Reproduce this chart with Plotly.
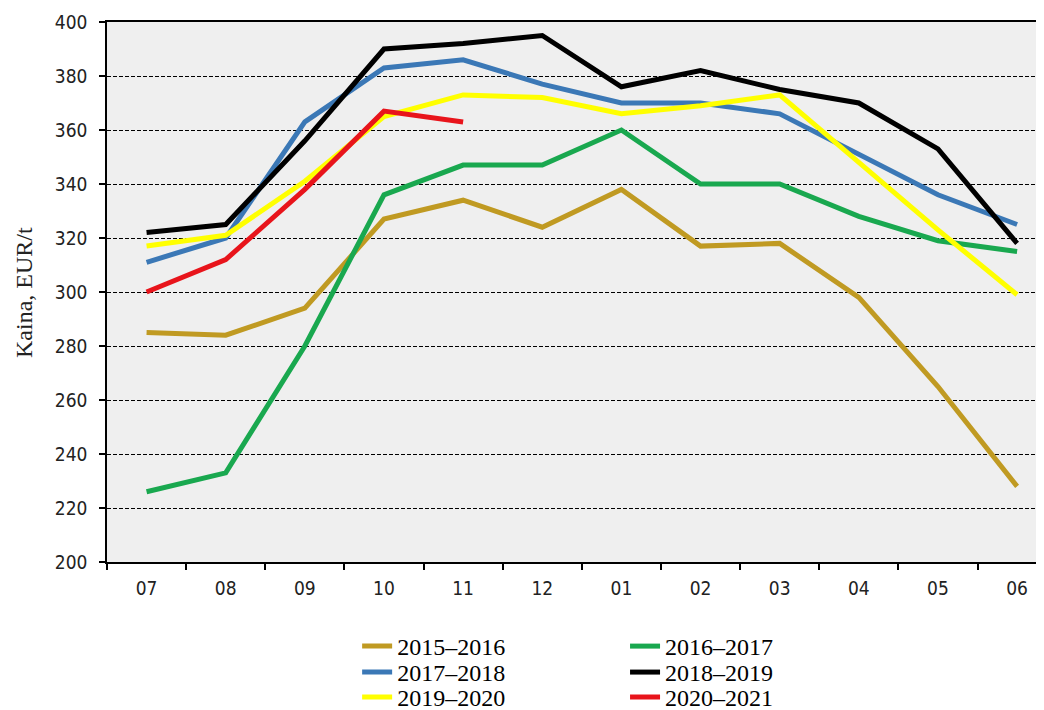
import plotly.graph_objects as go

months = ["07", "08", "09", "10", "11", "12", "01", "02", "03", "04", "05", "06"]

s_2015_2016 = [285, 284, 294, 327, 334, 324, 338, 317, 318, 298, 265, 228]
s_2016_2017 = [226, 233, 280, 336, 347, 347, 360, 340, 340, 328, 319, 315]
s_2017_2018 = [311, 320, 363, 383, 386, 377, 370, 370, 366, 351, 336, 325]
s_2018_2019 = [322, 325, 356, 390, 392, 395, 376, 382, 375, 370, 353, 318]
s_2019_2020 = [317, 321, 341, 365, 373, 372, 366, 369, 373, 348, 323, 299]
s_2020_2021 = [300, 312, 338, 367, 363]

series_names = ["2015–2016", "2016–2017", "2017–2018", "2018–2019", "2019–2020", "2020–2021"]
series_values = [s_2015_2016, s_2016_2017, s_2017_2018, s_2018_2019, s_2019_2020, s_2020_2021]
colors = ["#C09A22", "#19A84F", "#3B78B6", "#000000", "#FFFF00", "#E8141B"]

fig = go.Figure()
legend_ids = ["legend"] + [f"legend{i}" for i in range(2, 7)]
for name, vals, col, lg in zip(series_names, series_values, colors, legend_ids):
    fig.add_trace(go.Scatter(
        x=months[:len(vals)], y=vals, name=name, mode="lines",
        line=dict(color=col, width=5), legend=lg, showlegend=True,
    ))

legend_font = dict(family="Liberation Serif, Times New Roman, serif", size=24, color="#000")
tick_font = dict(family="DejaVu Sans Condensed, DejaVu Sans, sans-serif", size=19, color="#222")

# legend grid: 2 columns x 3 rows
col_x = [0.337, 0.5956]
row_y = [0.1225, 0.0855, 0.0500]
legend_layout = {}
for i, lg in enumerate(legend_ids):
    legend_layout[lg] = dict(
        x=col_x[i % 2], y=row_y[i // 2], xref="container", yref="container",
        xanchor="left", yanchor="top", orientation="v", font=legend_font,
        bgcolor="rgba(0,0,0,0)", itemwidth=30,
    )

fig.update_layout(
    width=1036, height=702,
    showlegend=True,
    margin=dict(l=99, r=0, t=14, b=148, autoexpand=False),
    paper_bgcolor="white",
    plot_bgcolor="#EFEFEF",
    font=tick_font,
    annotations=[dict(
        text="Kaina, EUR/t", textangle=-90, showarrow=False,
        xref="paper", yref="paper", x=-0.0886, y=0.5, xanchor="center", yanchor="middle",
        font=dict(family="Liberation Serif, Times New Roman, serif", size=24, color="#222"),
    )],
    **legend_layout,
)
fig.update_xaxes(
    type="category", categoryorder="array", categoryarray=months,
    range=[-0.5, 11.34],
    showline=True, linecolor="#000", linewidth=1.5, mirror=True,
    ticks="outside", tickson="boundaries", ticklen=6, tickcolor="#000", tickwidth=1.5,
    showgrid=False, zeroline=False, tickangle=0, ticklabelstandoff=8,
    tickfont=tick_font,
)
fig.update_yaxes(
    range=[200, 400], dtick=20, tick0=200,
    showline=True, linecolor="#000", linewidth=1.5,
    ticks="outside", ticklen=6, tickcolor="#000", tickwidth=1.5,
    showgrid=True, gridcolor="#000", gridwidth=1, griddash="4px,2px",
    zeroline=False, ticklabelstandoff=8,
    tickfont=tick_font,
)

fig.write_html("out.html")
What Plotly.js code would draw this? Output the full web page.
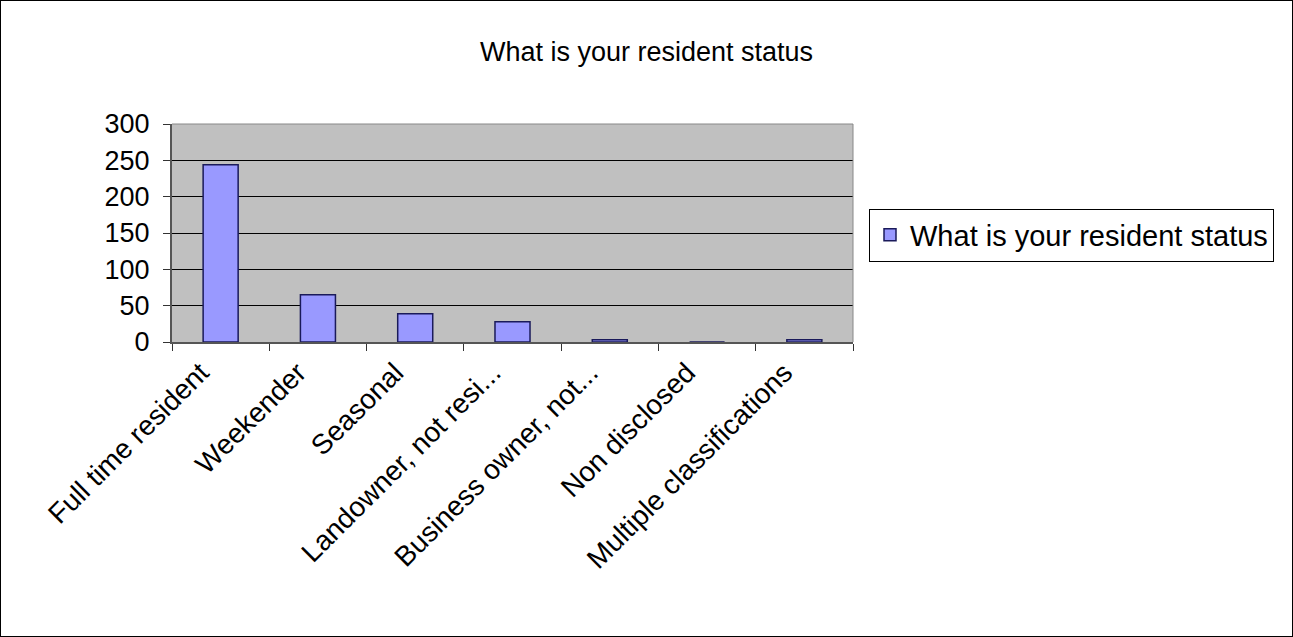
<!DOCTYPE html>
<html><head><meta charset="utf-8">
<script src="https://cdn.plot.ly/plotly-3.0.1.min.js"></script>
<style>
body{margin:0;background:#fff;}
#wrap{position:relative;width:1293px;height:637px;}
#chart{width:1293px;height:637px;}
#frame{position:absolute;left:0;top:0;width:1291px;height:635px;border:1px solid #000;pointer-events:none;}
</style></head>
<body><div id="wrap"><div id="chart"></div><div id="frame"></div></div>
<script>
const categories = ["Full time resident","Weekender","Seasonal","Landowner, not resi...","Business owner, not...","Non disclosed","Multiple classifications"];
const values = [244, 65, 39, 28, 3, 0, 3];
const seriesName = "What is your resident status";
const yTicks = [0,50,100,150,200,250,300];

const font = "Liberation Sans, Arial, sans-serif";
Plotly.newPlot("chart", [{
  type: "bar",
  x: categories,
  y: values,
  name: seriesName,
  showlegend: true,
  marker: {color: "#9999ff", line: {color: "#1a1a5a", width: 1.5}}
}], {
  width: 1293, height: 637,
  paper_bgcolor: "#ffffff",
  plot_bgcolor: "#c0c0c0",
  margin: {l: 172, r: 440, t: 124, b: 295},
  bargap: 0.64,
  title: {text: seriesName, font: {family: font, size: 27, color: "#000"}, x: 0.5, xref: "container", y: 1 - 52/637, yref: "container", yanchor: "middle"},
  xaxis: {
    type: "category",
    tickangle: -45,
    tickfont: {family: font, size: 28, color: "#000"},
    ticks: "outside", ticklen: 7, tickcolor: "#333", tickson: "boundaries",
    ticklabelstandoff: 1, ticklabelshift: -20,
    showline: true, linecolor: "#555", linewidth: 2,
    showgrid: false, automargin: false
  },
  yaxis: {
    range: [0, 300],
    tickvals: yTicks,
    tickfont: {family: font, size: 27, color: "#000"},
    ticks: "outside", ticklen: 7, tickcolor: "#333",
    ticklabelstandoff: 8,
    showline: true, linecolor: "#555", linewidth: 2, mirror: false,
    showgrid: true, gridcolor: "#000", gridwidth: 1,
    zeroline: false, automargin: false
  },
  shapes: [{type: "line", xref: "paper", yref: "paper", x0: 0, x1: 1, y0: 1, y1: 1, line: {color: "#888", width: 1}},
           {type: "line", xref: "paper", yref: "paper", x0: 1, x1: 1, y0: 0, y1: 1, line: {color: "#888", width: 1}}],
  legend: {
    x: (869-172)/681, y: (342-235)/218, xanchor: "left", yanchor: "middle",
    bgcolor: "#fff", bordercolor: "#000", borderwidth: 1,
    itemwidth: 30, tracegroupgap: 0,
    font: {family: font, size: 29, color: "#000"}
  }
}, {displayModeBar: false, staticPlot: true});
</script></body></html>
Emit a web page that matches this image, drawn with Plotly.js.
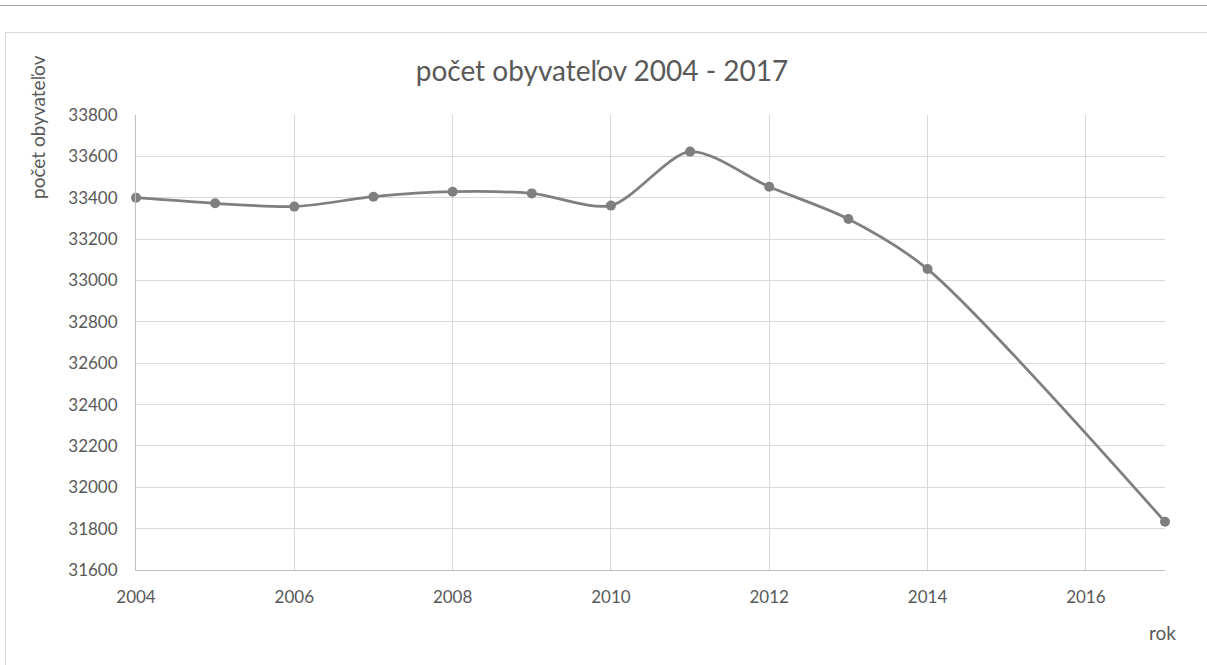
<!DOCTYPE html>
<html>
<head>
<meta charset="utf-8">
<script src="https://cdn.plot.ly/plotly-3.0.1.min.js"></script>
<style>
  html, body { margin: 0; padding: 0; background: #ffffff; }
  #wrap { position: relative; width: 1207px; height: 665px; overflow: hidden; }
  #chart { position: absolute; left: 0; top: 0; width: 1207px; height: 665px; }
  .ln { position: absolute; pointer-events: none; }
</style>
</head>
<body>
<div id="wrap">
  <div id="chart"></div>
  <div class="ln" style="left:0;top:5px;width:1207px;height:1px;background:#a6a6a6;"></div>
  <div class="ln" style="left:5px;top:32px;width:1202px;height:1px;background:#d9d9d9;"></div>
  <div class="ln" style="left:5px;top:32px;width:1px;height:640px;background:#d9d9d9;"></div>
</div>
<script>
const years = [2004, 2005, 2006, 2007, 2008, 2009, 2010, 2011, 2012, 2013, 2014, 2017];
const population = [33400, 33373, 33357, 33405, 33429, 33421, 33362, 33623, 33453, 33297, 33055, 31833];
const xTicks = [2004, 2006, 2008, 2010, 2012, 2014, 2016];
const yTicks = [31600, 31800, 32000, 32200, 32400, 32600, 32800, 33000, 33200, 33400, 33600, 33800];

const FONT = 'Lato, "Open Sans", sans-serif';
const TXT = '#595959';

const trace = {
  x: years,
  y: population,
  type: 'scatter',
  mode: 'lines+markers',
  cliponaxis: false,
  line: { color: '#7f7f7f', width: 2.75, shape: 'spline', smoothing: 0.8 },
  marker: { color: '#7f7f7f', size: 10 },
  hoverinfo: 'x+y'
};

const layout = {
  width: 1207,
  height: 665,
  margin: { l: 136, r: 42, t: 115, b: 95 },
  paper_bgcolor: 'rgba(0,0,0,0)',
  plot_bgcolor: '#ffffff',
  showlegend: false,
  title: {
    text: 'počet obyvateľov 2004 - 2017',
    font: { family: FONT, size: 28, color: TXT },
    x: 602 / 1207, xanchor: 'center',
    y: 1 - 71 / 665, yanchor: 'middle'
  },
  xaxis: {
    range: [2004, 2017],
    tickvals: xTicks,
    ticktext: xTicks.map(String),
    showgrid: true,
    gridcolor: '#d9d9d9',
    gridwidth: 1,
    showline: true,
    linecolor: '#bfbfbf',
    linewidth: 1,
    zeroline: false,
    ticks: '',
    ticklabelstandoff: 12,
    tickfont: { family: FONT, size: 17, color: TXT }
  },
  yaxis: {
    range: [31600, 33800],
    tickvals: yTicks,
    ticktext: yTicks.map(String),
    showgrid: true,
    gridcolor: '#d9d9d9',
    gridwidth: 1,
    showline: true,
    linecolor: '#bfbfbf',
    linewidth: 1,
    zeroline: false,
    ticks: '',
    ticklabelstandoff: 14,
    tickfont: { family: FONT, size: 17, color: TXT }
  },
  annotations: [
    {
      text: 'počet obyvateľov',
      textangle: -90,
      xref: 'paper', yref: 'paper',
      x: -99 / 1029, y: 1 + (115 - 127) / 455,
      xanchor: 'center', yanchor: 'middle',
      showarrow: false,
      font: { family: FONT, size: 19, color: TXT }
    },
    {
      text: 'rok',
      xref: 'paper', yref: 'paper',
      x: 1 + 13 / 1029, y: -62 / 455,
      xanchor: 'right', yanchor: 'middle',
      showarrow: false,
      font: { family: FONT, size: 19, color: TXT }
    }
  ]
};

Plotly.newPlot('chart', [trace], layout, { displayModeBar: false });
</script>
</body>
</html>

###

TASK OBJECTIVE: Without the pictures, repeat the entries above line by line, from the first through the one that contains "Sans Condensed, DejaVu", both ends included.

EXERCISE RESULT:
Reproduce this chart with Plotly.
import plotly.graph_objects as go

months = ["07", "08", "09", "10", "11", "12", "01", "02", "03", "04", "05", "06"]

s_2015_2016 = [285, 284, 294, 327, 334, 324, 338, 317, 318, 298, 265, 228]
s_2016_2017 = [226, 233, 280, 336, 347, 347, 360, 340, 340, 328, 319, 315]
s_2017_2018 = [311, 320, 363, 383, 386, 377, 370, 370, 366, 351, 336, 325]
s_2018_2019 = [322, 325, 356, 390, 392, 395, 376, 382, 375, 370, 353, 318]
s_2019_2020 = [317, 321, 341, 365, 373, 372, 366, 369, 373, 348, 323, 299]
s_2020_2021 = [300, 312, 338, 367, 363]

series_names = ["2015–2016", "2016–2017", "2017–2018", "2018–2019", "2019–2020", "2020–2021"]
series_values = [s_2015_2016, s_2016_2017, s_2017_2018, s_2018_2019, s_2019_2020, s_2020_2021]
colors = ["#C09A22", "#19A84F", "#3B78B6", "#000000", "#FFFF00", "#E8141B"]

fig = go.Figure()
legend_ids = ["legend"] + [f"legend{i}" for i in range(2, 7)]
for name, vals, col, lg in zip(series_names, series_values, colors, legend_ids):
    fig.add_trace(go.Scatter(
        x=months[:len(vals)], y=vals, name=name, mode="lines",
        line=dict(color=col, width=5), legend=lg, showlegend=True,
    ))

legend_font = dict(family="Liberation Serif, Times New Roman, serif", size=24, color="#000")
tick_font = dict(family="DejaVu Sans Condensed, DejaVu Sans, sans-serif", size=19, color="#222")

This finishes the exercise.